<<<<

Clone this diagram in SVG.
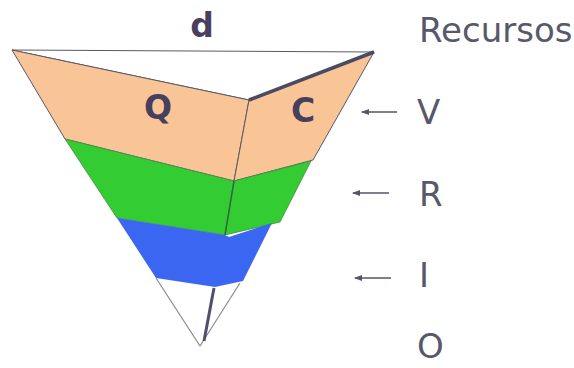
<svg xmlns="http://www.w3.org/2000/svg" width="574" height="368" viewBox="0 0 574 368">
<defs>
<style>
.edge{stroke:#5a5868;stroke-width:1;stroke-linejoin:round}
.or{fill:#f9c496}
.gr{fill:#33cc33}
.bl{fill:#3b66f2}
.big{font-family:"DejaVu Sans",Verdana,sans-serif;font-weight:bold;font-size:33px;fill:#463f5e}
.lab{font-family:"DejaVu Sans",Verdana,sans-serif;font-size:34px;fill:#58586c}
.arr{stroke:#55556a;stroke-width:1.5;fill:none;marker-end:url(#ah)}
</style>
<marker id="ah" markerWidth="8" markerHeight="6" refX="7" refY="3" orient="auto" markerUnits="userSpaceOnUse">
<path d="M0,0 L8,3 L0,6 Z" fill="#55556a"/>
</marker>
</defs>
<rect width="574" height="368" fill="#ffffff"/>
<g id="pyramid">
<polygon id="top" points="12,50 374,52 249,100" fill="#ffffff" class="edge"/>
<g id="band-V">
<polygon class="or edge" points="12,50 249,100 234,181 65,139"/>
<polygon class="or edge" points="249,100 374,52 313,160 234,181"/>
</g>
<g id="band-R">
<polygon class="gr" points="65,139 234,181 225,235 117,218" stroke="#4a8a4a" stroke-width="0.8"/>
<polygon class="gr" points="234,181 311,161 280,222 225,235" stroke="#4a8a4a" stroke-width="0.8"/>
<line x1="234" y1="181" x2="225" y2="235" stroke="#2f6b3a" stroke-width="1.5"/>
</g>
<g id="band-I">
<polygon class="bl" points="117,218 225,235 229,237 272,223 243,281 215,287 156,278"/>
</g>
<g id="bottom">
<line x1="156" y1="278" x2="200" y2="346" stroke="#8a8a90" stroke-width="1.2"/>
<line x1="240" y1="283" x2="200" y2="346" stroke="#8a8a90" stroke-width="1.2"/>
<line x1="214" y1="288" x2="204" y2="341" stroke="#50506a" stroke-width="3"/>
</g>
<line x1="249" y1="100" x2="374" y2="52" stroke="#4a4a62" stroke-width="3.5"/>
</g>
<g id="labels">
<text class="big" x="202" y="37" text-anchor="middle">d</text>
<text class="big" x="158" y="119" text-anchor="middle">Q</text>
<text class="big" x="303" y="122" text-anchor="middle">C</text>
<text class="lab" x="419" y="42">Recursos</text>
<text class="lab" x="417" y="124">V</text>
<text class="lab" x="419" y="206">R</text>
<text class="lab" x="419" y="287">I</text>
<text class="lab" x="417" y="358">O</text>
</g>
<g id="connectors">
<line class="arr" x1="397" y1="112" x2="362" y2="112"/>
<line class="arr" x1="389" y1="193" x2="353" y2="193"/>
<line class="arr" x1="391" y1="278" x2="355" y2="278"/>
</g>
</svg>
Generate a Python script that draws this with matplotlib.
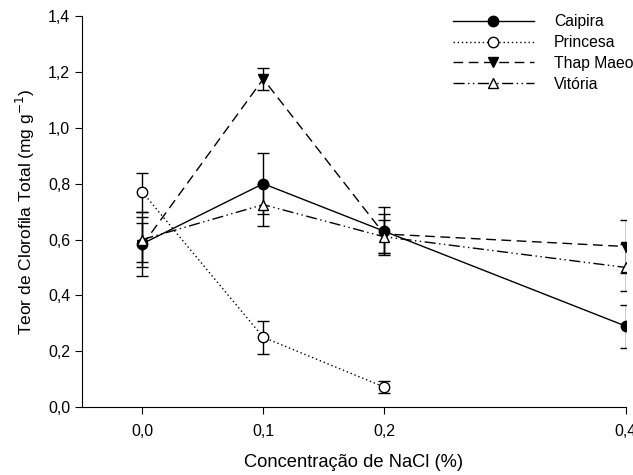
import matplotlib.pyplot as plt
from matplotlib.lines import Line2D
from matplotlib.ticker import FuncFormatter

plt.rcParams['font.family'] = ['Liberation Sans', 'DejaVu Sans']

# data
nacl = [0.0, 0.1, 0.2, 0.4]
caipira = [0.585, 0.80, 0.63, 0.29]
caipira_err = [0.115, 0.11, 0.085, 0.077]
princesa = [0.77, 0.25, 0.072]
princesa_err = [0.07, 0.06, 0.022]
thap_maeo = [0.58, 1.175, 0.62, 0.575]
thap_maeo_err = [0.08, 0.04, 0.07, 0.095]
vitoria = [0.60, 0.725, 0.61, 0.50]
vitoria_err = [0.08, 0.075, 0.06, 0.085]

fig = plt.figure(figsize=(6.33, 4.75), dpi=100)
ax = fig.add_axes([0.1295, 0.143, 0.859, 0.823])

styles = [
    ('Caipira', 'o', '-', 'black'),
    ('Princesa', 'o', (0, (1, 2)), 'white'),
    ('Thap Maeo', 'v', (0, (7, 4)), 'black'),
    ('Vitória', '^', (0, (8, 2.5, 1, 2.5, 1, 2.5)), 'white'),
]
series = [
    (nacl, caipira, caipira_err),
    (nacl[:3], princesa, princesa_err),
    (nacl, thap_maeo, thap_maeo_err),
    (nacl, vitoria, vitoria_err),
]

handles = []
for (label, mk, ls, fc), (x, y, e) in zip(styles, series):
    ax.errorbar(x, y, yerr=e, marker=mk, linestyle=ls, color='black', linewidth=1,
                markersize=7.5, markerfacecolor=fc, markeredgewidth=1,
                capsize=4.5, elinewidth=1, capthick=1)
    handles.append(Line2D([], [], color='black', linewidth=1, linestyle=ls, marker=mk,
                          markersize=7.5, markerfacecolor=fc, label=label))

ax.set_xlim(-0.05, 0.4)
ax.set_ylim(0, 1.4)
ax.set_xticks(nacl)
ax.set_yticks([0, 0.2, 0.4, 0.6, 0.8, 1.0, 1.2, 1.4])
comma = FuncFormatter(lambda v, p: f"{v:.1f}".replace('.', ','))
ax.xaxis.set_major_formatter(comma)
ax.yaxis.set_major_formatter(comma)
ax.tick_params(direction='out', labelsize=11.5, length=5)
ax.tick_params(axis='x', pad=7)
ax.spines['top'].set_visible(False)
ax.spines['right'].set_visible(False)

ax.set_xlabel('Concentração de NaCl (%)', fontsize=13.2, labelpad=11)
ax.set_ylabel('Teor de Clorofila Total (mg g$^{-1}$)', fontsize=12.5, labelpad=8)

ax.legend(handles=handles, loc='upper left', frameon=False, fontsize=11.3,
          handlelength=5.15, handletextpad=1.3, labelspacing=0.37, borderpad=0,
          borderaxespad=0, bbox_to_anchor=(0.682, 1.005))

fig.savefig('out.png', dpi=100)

>>>>
<<<<

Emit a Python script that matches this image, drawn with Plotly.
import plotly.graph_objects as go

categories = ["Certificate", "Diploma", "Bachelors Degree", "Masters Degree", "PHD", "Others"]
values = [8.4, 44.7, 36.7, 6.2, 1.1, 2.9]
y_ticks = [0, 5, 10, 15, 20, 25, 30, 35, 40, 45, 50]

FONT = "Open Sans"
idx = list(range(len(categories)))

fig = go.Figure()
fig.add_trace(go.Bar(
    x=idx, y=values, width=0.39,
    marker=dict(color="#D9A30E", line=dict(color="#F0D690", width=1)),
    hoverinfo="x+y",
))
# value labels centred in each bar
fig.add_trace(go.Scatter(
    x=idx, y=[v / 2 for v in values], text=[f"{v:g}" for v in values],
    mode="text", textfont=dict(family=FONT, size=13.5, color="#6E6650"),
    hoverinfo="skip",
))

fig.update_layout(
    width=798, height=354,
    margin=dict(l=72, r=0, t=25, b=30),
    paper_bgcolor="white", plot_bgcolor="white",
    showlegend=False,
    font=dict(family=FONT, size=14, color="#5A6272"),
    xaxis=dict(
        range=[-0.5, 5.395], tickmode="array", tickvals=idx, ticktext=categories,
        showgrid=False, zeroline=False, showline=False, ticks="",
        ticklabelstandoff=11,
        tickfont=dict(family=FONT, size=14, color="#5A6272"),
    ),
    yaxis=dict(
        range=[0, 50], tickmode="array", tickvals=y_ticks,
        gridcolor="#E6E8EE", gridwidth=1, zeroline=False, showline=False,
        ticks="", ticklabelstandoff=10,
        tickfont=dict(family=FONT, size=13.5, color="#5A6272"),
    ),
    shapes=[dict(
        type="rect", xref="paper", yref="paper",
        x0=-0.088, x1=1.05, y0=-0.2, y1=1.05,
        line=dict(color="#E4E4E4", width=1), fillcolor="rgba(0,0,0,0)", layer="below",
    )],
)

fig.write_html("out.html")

>>>>

§ **WHAT TO WORK ON**:
Using the entries above, transcribe every line from the line containing "Generate a Python" through the line containing "plt.rcParams['font.family'] = ['Liberation". Do not copy pictures.

§ **SOLVED PROBLEM**:
Generate a Python script that draws this with matplotlib.
import matplotlib.pyplot as plt
from matplotlib.lines import Line2D
from matplotlib.ticker import FuncFormatter

plt.rcParams['font.family'] = ['Liberation Sans', 'DejaVu Sans']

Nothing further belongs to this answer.